Required task: The answer is one number: how many lines in the data below hold "chart".

##########

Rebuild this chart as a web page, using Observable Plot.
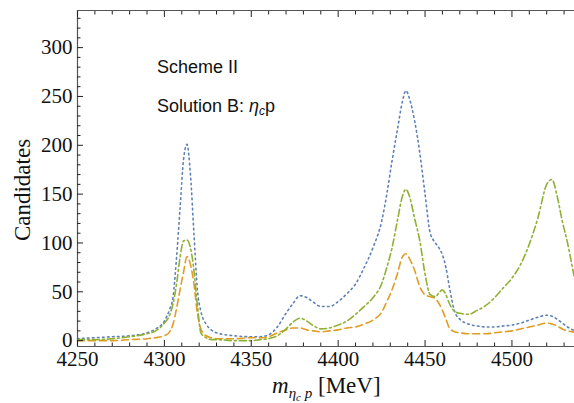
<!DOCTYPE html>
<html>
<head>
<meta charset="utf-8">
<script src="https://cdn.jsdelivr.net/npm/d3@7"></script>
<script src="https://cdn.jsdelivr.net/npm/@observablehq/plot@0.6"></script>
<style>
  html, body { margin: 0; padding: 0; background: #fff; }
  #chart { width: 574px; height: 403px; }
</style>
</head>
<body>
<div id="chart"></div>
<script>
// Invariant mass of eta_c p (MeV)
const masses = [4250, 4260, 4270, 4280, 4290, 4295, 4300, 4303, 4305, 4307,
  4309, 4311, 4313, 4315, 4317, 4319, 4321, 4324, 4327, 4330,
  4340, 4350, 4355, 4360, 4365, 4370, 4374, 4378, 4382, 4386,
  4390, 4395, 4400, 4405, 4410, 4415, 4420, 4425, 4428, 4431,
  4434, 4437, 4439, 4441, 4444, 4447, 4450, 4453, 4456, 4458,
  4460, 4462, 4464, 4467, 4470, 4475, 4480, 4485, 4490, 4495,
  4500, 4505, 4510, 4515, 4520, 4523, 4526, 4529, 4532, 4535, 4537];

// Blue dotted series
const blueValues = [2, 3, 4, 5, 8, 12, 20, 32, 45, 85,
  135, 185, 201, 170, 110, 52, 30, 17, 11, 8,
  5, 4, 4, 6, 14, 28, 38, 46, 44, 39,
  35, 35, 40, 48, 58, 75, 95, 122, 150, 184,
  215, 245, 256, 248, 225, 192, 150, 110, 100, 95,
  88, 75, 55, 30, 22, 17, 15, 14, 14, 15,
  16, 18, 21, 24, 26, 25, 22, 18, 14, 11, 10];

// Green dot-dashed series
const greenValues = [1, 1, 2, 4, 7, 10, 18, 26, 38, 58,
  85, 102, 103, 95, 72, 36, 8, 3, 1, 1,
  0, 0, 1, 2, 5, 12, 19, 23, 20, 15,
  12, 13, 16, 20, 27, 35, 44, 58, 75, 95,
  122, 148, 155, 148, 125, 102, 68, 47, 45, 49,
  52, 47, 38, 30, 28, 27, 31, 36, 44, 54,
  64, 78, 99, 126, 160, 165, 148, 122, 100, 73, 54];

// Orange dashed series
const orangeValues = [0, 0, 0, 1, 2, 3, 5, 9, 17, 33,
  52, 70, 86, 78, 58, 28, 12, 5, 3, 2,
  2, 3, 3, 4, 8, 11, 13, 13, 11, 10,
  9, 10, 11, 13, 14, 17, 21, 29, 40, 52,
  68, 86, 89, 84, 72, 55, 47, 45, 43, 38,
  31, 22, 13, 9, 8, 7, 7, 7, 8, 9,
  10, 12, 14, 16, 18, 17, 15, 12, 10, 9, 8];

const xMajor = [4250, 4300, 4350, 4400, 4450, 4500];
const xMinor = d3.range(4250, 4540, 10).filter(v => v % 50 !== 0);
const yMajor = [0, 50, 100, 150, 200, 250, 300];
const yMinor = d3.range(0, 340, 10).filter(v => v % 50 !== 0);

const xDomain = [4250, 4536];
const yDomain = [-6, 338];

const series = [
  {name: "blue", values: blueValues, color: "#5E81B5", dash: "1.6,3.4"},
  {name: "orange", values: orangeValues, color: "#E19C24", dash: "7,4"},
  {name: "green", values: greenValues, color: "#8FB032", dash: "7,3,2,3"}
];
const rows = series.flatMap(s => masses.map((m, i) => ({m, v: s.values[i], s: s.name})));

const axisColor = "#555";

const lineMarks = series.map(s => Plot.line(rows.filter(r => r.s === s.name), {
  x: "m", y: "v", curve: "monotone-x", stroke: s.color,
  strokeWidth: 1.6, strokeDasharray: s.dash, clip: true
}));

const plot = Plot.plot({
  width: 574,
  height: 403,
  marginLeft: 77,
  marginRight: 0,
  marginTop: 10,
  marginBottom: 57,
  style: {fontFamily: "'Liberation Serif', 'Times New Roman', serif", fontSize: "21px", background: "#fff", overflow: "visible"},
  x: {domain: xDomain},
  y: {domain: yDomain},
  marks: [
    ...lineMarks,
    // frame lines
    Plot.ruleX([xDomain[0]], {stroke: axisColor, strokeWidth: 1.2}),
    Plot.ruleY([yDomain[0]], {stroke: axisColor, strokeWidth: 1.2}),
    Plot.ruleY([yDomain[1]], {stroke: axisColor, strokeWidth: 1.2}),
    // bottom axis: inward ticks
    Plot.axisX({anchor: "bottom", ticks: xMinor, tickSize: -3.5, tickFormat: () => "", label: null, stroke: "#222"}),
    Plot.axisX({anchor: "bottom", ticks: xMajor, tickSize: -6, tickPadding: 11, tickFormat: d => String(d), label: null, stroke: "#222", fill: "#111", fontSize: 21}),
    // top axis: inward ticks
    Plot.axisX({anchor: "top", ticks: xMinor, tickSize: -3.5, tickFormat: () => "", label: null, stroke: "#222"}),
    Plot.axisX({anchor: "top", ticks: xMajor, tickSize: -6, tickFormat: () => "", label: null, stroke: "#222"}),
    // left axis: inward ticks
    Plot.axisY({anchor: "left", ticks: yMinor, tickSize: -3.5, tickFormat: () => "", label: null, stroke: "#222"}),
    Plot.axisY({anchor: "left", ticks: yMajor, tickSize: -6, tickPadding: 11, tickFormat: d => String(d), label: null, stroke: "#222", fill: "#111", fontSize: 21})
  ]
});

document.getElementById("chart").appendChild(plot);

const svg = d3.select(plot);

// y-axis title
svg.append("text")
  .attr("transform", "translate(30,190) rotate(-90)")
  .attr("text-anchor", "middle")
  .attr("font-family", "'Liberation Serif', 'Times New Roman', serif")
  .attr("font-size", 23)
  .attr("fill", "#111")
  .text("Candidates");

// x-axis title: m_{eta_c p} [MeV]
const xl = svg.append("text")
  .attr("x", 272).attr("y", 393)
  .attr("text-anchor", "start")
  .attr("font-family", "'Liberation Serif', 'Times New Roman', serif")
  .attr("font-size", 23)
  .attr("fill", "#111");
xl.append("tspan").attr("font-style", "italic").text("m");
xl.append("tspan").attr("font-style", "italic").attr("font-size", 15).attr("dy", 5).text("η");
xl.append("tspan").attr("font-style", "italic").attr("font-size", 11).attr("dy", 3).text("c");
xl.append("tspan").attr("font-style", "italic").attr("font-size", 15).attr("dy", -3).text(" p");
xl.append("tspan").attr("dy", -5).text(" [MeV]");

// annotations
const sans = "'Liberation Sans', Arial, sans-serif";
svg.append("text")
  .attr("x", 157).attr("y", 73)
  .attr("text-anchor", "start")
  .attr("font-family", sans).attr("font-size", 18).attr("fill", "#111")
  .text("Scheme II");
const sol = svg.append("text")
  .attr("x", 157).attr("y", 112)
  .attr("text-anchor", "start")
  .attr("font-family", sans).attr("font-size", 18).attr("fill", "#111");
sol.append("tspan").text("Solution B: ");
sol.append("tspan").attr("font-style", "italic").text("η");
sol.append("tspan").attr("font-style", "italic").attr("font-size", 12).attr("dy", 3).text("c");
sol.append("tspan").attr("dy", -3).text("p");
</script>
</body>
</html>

##########

Answer for the task: 4